筆者のように自然に身を投じて楽しむアウトドアスポーツと縁遠いユーザーにも、それぞれの機能は有益です。例えば、旅行で初めて訪れた街を散策するときに、気になる史跡やお土産を売っている店を見つけたら「ウェイポイント」を記録し、ホテルに帰る道を間違わないように「バックトレース」を仕掛けるといった「観光地型サバイバル」的な使い方もできそうです。

  • コンパスアプリに場所の記録がマーキングできる「ウェイポイント」

  • 歩いた軌跡をGPSで記録する「バックトレース」

Apple Watchを“2台持ち”して楽しむ時代が来た

Apple Watch Ultraのケースには、45mm/44mmのApple Watch用に発売されているバンドが装着できます。

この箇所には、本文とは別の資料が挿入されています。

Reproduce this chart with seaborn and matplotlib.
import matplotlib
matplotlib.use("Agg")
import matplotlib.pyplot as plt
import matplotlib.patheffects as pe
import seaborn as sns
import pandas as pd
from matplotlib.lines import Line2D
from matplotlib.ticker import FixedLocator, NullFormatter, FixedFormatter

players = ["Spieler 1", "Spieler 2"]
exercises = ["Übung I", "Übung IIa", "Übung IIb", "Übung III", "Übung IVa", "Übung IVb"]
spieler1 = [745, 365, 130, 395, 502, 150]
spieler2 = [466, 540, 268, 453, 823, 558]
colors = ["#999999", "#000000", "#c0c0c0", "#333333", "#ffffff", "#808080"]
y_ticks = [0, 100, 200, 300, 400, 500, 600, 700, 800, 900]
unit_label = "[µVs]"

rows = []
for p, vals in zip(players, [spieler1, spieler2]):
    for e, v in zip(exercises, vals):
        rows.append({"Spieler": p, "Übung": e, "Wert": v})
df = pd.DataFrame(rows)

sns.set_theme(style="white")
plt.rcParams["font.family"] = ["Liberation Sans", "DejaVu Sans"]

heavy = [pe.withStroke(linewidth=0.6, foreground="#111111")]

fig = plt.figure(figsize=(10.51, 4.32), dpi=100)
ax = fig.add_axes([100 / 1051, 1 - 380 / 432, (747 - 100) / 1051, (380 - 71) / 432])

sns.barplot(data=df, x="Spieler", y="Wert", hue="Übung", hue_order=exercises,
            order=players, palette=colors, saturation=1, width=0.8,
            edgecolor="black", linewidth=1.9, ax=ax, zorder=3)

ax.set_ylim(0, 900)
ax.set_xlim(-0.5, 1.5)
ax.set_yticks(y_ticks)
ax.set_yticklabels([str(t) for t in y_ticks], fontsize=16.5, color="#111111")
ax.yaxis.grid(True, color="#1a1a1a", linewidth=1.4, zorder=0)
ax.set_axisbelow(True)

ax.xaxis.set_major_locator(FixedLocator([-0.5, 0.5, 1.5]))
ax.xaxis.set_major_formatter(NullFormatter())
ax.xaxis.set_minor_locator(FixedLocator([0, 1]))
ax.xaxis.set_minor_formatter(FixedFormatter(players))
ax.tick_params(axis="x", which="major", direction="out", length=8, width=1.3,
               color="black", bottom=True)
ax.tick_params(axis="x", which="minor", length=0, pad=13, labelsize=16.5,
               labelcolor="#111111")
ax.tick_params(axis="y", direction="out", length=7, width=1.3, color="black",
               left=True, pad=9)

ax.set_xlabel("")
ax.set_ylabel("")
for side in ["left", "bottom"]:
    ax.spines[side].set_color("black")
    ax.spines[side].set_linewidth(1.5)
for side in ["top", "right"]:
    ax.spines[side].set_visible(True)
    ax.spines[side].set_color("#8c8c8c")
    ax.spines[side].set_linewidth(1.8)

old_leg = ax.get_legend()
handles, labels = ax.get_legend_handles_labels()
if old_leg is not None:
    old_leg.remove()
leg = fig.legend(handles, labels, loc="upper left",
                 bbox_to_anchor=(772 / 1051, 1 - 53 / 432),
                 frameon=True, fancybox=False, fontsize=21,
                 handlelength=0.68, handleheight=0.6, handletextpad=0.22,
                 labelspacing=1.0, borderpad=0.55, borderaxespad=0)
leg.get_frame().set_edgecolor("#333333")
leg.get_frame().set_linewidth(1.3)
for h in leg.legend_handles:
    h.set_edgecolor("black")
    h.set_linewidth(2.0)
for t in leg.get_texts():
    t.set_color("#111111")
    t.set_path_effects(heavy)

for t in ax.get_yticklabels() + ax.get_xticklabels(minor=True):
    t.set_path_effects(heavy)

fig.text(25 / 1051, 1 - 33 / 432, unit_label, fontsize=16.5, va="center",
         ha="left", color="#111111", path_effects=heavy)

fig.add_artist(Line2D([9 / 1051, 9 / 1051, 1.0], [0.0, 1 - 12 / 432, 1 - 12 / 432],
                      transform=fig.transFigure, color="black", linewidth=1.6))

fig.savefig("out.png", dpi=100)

シックなレザーリンク、ブレイデッドソロループなどに付け替えれば、スタイリッシュなビジネス系スマートウォッチに早変わりします。スーツやジャケットにもマッチしそうですね。

ステンレススチールのミラネーゼループやシルバーリングブレスレットに装着すれば、女性のApple Watchユーザーの装いにも合わせられると思います。

  • UltraとSeries 8。2022年はふたつの魅力的なハイエンドモデルのApple Watchが揃いました

新しいUltraは「タフネス仕様のApple Watch」、あるいは反対に「ゴツくないスタイリッシュで機能的なダイバーズウォッチ」を探していた方の期待にジャストフィットするはずです。従来のApple Watchを愛用してきた方も、またUltraの新鮮味に相当なインパクトを受けると思います。筆者は、これから多くのユーザーが「Apple Watchを2台持ち」する時代が到来したと感じています。